**Working data**:
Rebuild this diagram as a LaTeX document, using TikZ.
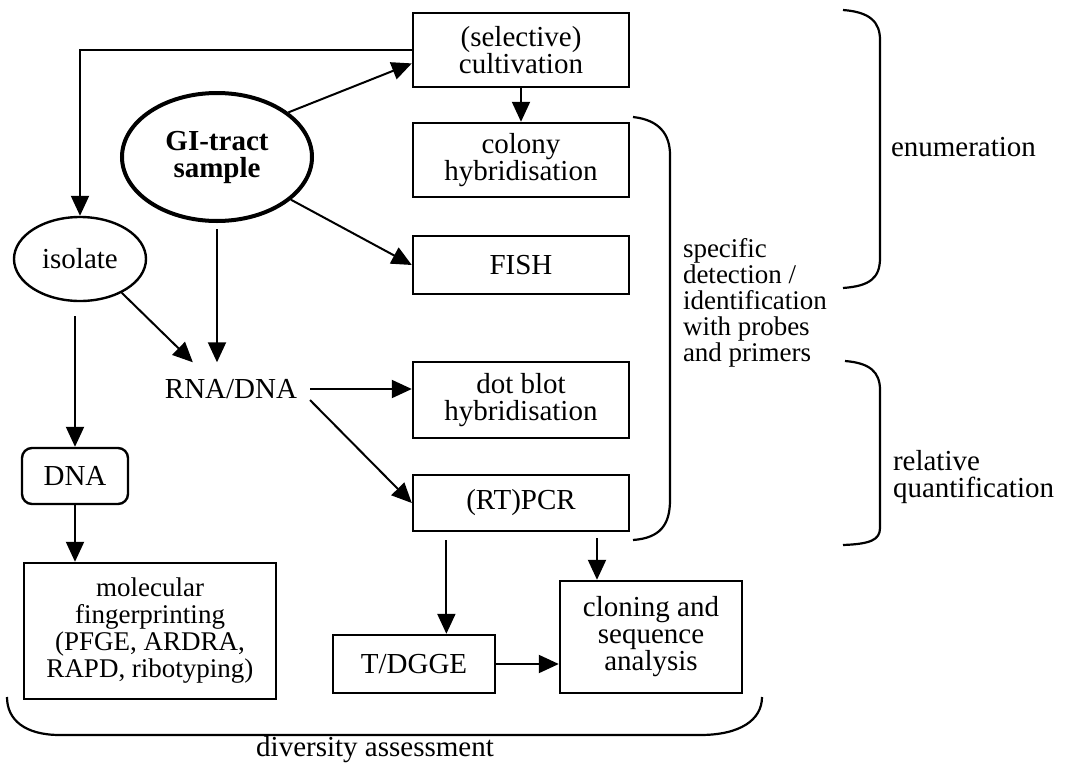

==

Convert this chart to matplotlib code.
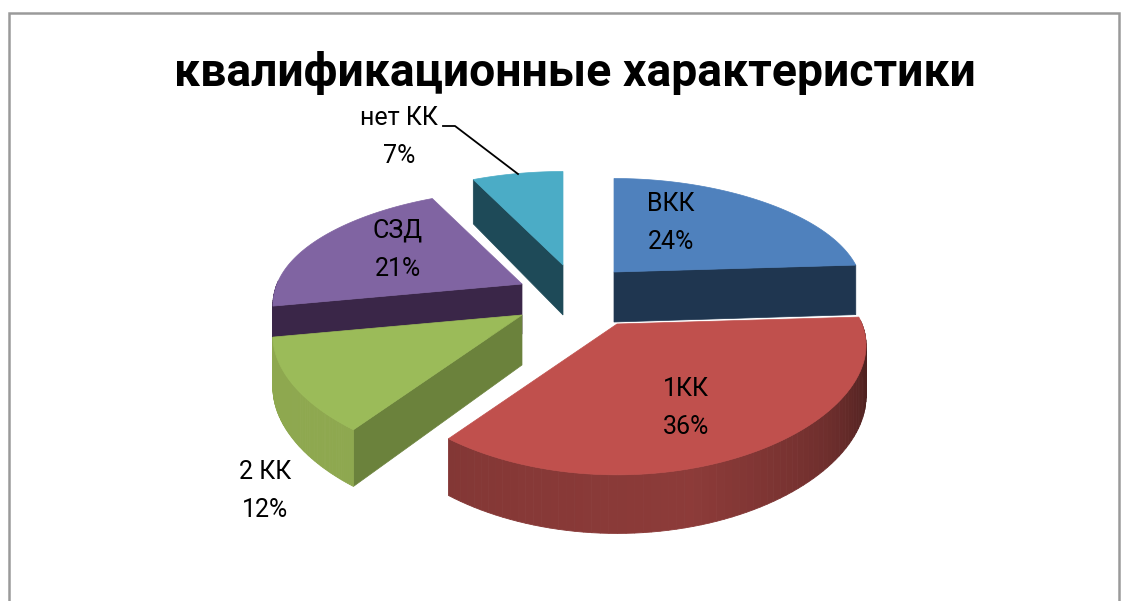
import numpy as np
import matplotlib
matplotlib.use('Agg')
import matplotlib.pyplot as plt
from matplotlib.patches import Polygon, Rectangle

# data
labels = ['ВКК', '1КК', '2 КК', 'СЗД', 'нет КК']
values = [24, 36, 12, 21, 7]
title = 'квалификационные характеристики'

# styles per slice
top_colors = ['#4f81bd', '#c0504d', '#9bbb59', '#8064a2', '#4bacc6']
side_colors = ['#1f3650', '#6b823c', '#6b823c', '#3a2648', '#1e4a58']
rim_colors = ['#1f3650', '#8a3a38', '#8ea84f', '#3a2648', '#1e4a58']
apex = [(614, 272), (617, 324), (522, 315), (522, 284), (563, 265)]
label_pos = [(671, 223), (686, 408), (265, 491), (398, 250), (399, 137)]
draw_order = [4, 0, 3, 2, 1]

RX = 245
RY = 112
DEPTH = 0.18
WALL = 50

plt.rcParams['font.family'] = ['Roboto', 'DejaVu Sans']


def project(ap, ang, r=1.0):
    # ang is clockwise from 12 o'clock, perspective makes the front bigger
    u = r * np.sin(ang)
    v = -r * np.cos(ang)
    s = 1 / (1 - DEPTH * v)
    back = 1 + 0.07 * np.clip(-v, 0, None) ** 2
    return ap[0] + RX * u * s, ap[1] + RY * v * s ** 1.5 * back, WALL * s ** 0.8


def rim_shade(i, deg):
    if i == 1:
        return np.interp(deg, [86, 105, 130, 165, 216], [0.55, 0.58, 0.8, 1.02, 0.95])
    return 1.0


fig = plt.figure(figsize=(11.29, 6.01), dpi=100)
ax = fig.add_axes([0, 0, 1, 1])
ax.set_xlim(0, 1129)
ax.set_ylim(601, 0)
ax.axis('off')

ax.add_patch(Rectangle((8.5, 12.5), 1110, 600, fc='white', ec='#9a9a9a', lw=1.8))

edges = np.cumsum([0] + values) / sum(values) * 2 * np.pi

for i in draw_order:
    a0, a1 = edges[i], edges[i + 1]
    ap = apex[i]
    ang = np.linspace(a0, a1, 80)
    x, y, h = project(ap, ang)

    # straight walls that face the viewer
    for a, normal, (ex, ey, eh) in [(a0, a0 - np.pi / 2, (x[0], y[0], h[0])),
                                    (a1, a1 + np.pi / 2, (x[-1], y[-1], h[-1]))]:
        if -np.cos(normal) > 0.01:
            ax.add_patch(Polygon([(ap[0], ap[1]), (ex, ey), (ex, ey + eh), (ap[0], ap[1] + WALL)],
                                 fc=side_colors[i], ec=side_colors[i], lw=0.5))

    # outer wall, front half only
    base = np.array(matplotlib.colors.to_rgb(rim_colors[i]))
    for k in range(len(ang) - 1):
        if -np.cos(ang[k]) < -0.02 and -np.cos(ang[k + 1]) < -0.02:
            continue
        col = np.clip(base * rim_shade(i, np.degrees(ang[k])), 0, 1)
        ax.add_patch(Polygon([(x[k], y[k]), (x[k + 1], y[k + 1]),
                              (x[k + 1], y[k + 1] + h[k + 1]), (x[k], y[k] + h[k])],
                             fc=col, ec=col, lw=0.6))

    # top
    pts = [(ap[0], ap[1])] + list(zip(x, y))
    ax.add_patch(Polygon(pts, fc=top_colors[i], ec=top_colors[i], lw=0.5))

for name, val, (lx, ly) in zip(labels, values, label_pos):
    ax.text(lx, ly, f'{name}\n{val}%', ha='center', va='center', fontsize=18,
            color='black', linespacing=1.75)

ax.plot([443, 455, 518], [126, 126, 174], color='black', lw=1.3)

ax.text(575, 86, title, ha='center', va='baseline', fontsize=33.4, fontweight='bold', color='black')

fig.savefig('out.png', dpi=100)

...

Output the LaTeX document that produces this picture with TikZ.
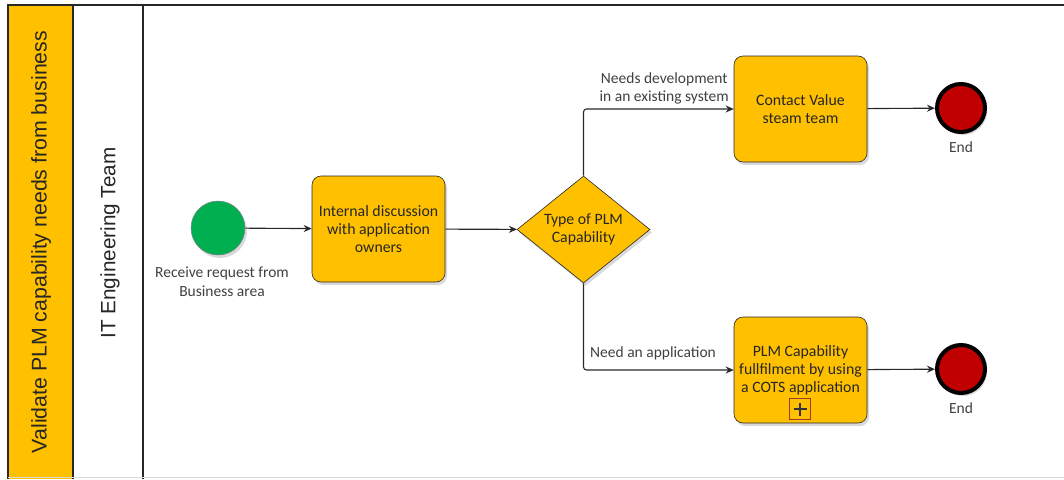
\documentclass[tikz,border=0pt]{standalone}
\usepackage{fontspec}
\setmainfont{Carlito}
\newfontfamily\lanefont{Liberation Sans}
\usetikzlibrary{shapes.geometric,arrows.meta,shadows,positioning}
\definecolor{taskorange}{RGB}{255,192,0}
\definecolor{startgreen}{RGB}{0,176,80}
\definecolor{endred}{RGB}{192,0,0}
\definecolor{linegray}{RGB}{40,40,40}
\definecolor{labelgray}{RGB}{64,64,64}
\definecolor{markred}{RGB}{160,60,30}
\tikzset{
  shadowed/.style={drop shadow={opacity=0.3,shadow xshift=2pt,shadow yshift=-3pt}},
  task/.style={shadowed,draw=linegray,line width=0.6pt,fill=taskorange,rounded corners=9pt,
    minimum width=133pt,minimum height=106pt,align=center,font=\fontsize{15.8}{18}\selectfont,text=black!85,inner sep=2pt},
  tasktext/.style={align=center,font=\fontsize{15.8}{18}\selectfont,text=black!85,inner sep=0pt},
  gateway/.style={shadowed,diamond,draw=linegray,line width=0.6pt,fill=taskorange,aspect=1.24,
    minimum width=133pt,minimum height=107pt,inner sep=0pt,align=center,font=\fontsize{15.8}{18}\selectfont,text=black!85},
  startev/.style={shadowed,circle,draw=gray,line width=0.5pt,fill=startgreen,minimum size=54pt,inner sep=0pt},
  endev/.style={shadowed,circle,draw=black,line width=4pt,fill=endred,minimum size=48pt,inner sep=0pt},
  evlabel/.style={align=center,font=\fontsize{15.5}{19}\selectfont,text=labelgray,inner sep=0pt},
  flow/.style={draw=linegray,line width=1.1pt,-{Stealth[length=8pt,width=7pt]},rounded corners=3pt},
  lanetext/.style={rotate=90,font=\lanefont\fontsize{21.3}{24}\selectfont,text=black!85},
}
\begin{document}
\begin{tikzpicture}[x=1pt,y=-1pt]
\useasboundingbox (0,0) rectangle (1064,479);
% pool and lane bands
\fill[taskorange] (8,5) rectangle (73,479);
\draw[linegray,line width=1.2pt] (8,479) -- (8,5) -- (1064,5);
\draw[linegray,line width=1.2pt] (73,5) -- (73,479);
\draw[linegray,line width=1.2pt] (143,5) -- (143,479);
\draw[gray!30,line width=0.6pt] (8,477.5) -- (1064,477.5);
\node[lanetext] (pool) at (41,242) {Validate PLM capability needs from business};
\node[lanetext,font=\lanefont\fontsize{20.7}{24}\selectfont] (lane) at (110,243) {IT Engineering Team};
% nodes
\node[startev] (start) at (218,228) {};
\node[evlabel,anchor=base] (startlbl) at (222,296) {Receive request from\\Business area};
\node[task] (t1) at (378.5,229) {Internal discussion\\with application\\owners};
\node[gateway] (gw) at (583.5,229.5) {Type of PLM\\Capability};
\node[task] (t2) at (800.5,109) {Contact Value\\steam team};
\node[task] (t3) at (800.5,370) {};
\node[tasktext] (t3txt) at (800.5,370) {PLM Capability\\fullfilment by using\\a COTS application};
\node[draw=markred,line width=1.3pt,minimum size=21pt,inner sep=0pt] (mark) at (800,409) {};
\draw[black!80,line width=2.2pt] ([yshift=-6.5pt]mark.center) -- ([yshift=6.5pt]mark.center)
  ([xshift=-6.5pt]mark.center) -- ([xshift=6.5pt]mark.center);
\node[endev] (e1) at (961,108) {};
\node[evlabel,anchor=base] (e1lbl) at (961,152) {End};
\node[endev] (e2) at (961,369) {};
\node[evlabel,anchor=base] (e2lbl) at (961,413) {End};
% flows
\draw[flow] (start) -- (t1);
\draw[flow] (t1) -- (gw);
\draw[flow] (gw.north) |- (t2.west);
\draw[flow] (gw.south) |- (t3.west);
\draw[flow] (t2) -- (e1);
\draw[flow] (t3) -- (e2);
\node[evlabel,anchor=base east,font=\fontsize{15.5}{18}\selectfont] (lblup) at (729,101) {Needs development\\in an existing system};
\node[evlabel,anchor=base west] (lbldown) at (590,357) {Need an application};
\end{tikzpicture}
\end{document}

**Task description**:
Find every line of the data that holds the string "LaTeX", then say how many there are and nothing else.

**Task response**:
2